#### Aim
Repeat all the material exactly; pictures stay out of your copy.

★ ★ ★ ★ ★

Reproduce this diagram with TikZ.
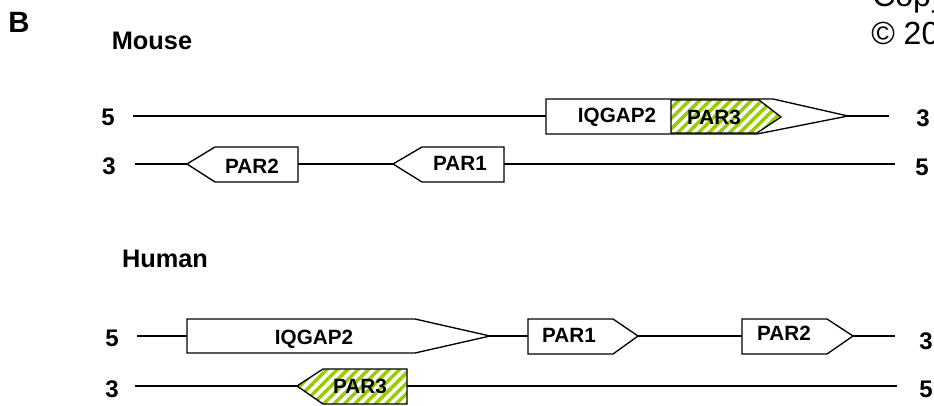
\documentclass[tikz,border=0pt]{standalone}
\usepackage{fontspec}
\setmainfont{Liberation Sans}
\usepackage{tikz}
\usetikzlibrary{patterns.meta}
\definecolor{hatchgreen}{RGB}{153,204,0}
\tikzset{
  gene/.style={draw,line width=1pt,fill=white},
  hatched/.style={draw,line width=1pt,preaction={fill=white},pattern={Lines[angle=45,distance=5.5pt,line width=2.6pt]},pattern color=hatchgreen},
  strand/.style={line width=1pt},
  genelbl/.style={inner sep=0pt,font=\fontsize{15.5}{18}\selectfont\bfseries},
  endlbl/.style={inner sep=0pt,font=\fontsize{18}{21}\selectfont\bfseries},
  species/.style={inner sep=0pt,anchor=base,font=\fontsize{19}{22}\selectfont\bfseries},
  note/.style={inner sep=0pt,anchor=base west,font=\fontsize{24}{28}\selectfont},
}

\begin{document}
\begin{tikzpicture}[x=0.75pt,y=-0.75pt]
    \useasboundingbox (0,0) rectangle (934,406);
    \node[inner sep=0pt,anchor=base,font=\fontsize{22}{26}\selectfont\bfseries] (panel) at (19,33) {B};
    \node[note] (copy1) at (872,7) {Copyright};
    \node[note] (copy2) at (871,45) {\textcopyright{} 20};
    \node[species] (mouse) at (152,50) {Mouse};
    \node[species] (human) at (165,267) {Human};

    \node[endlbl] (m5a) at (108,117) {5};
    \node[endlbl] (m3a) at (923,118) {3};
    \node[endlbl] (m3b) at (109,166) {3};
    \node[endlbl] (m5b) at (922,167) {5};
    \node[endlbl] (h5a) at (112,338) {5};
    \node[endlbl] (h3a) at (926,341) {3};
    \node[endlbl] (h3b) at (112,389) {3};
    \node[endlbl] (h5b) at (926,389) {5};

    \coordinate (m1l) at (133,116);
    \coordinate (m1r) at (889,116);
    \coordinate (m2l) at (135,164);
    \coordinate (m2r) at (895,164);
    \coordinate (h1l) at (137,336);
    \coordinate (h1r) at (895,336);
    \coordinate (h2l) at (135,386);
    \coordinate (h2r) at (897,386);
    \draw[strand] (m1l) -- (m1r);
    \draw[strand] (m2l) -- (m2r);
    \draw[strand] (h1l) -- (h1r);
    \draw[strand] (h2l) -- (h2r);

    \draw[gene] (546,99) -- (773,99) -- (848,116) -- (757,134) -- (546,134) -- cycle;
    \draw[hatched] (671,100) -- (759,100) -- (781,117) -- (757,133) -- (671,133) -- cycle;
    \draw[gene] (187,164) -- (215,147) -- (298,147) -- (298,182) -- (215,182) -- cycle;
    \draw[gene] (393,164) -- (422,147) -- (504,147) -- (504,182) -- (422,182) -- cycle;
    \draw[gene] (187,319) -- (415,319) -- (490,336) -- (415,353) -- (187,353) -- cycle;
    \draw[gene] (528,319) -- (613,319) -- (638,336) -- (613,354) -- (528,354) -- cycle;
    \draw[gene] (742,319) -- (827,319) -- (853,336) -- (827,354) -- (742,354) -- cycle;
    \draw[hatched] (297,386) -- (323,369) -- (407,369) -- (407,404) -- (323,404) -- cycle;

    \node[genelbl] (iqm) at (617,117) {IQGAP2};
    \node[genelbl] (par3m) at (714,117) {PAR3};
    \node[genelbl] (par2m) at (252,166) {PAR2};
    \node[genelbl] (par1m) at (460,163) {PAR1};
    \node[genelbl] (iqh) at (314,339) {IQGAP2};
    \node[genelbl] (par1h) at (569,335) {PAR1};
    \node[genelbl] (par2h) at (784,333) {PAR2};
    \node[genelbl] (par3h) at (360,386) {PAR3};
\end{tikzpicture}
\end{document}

★ ★ ★ ★ ★

#### Complete answer
Reproduce this diagram with TikZ.
\documentclass[tikz,border=0pt]{standalone}
\usepackage{fontspec}
\setmainfont{Liberation Sans}
\usepackage{tikz}
\usetikzlibrary{patterns.meta}
\definecolor{hatchgreen}{RGB}{153,204,0}
\tikzset{
  gene/.style={draw,line width=1pt,fill=white},
  hatched/.style={draw,line width=1pt,preaction={fill=white},pattern={Lines[angle=45,distance=5.5pt,line width=2.6pt]},pattern color=hatchgreen},
  strand/.style={line width=1pt},
  genelbl/.style={inner sep=0pt,font=\fontsize{15.5}{18}\selectfont\bfseries},
  endlbl/.style={inner sep=0pt,font=\fontsize{18}{21}\selectfont\bfseries},
  species/.style={inner sep=0pt,anchor=base,font=\fontsize{19}{22}\selectfont\bfseries},
  note/.style={inner sep=0pt,anchor=base west,font=\fontsize{24}{28}\selectfont},
}

\begin{document}
\begin{tikzpicture}[x=0.75pt,y=-0.75pt]
    \useasboundingbox (0,0) rectangle (934,406);
    \node[inner sep=0pt,anchor=base,font=\fontsize{22}{26}\selectfont\bfseries] (panel) at (19,33) {B};
    \node[note] (copy1) at (872,7) {Copyright};
    \node[note] (copy2) at (871,45) {\textcopyright{} 20};
    \node[species] (mouse) at (152,50) {Mouse};
    \node[species] (human) at (165,267) {Human};

    \node[endlbl] (m5a) at (108,117) {5};
    \node[endlbl] (m3a) at (923,118) {3};
    \node[endlbl] (m3b) at (109,166) {3};
    \node[endlbl] (m5b) at (922,167) {5};
    \node[endlbl] (h5a) at (112,338) {5};
    \node[endlbl] (h3a) at (926,341) {3};
    \node[endlbl] (h3b) at (112,389) {3};
    \node[endlbl] (h5b) at (926,389) {5};

    \coordinate (m1l) at (133,116);
    \coordinate (m1r) at (889,116);
    \coordinate (m2l) at (135,164);
    \coordinate (m2r) at (895,164);
    \coordinate (h1l) at (137,336);
    \coordinate (h1r) at (895,336);
    \coordinate (h2l) at (135,386);
    \coordinate (h2r) at (897,386);
    \draw[strand] (m1l) -- (m1r);
    \draw[strand] (m2l) -- (m2r);
    \draw[strand] (h1l) -- (h1r);
    \draw[strand] (h2l) -- (h2r);

    \draw[gene] (546,99) -- (773,99) -- (848,116) -- (757,134) -- (546,134) -- cycle;
    \draw[hatched] (671,100) -- (759,100) -- (781,117) -- (757,133) -- (671,133) -- cycle;
    \draw[gene] (187,164) -- (215,147) -- (298,147) -- (298,182) -- (215,182) -- cycle;
    \draw[gene] (393,164) -- (422,147) -- (504,147) -- (504,182) -- (422,182) -- cycle;
    \draw[gene] (187,319) -- (415,319) -- (490,336) -- (415,353) -- (187,353) -- cycle;
    \draw[gene] (528,319) -- (613,319) -- (638,336) -- (613,354) -- (528,354) -- cycle;
    \draw[gene] (742,319) -- (827,319) -- (853,336) -- (827,354) -- (742,354) -- cycle;
    \draw[hatched] (297,386) -- (323,369) -- (407,369) -- (407,404) -- (323,404) -- cycle;

    \node[genelbl] (iqm) at (617,117) {IQGAP2};
    \node[genelbl] (par3m) at (714,117) {PAR3};
    \node[genelbl] (par2m) at (252,166) {PAR2};
    \node[genelbl] (par1m) at (460,163) {PAR1};
    \node[genelbl] (iqh) at (314,339) {IQGAP2};
    \node[genelbl] (par1h) at (569,335) {PAR1};
    \node[genelbl] (par2h) at (784,333) {PAR2};
    \node[genelbl] (par3h) at (360,386) {PAR3};
\end{tikzpicture}
\end{document}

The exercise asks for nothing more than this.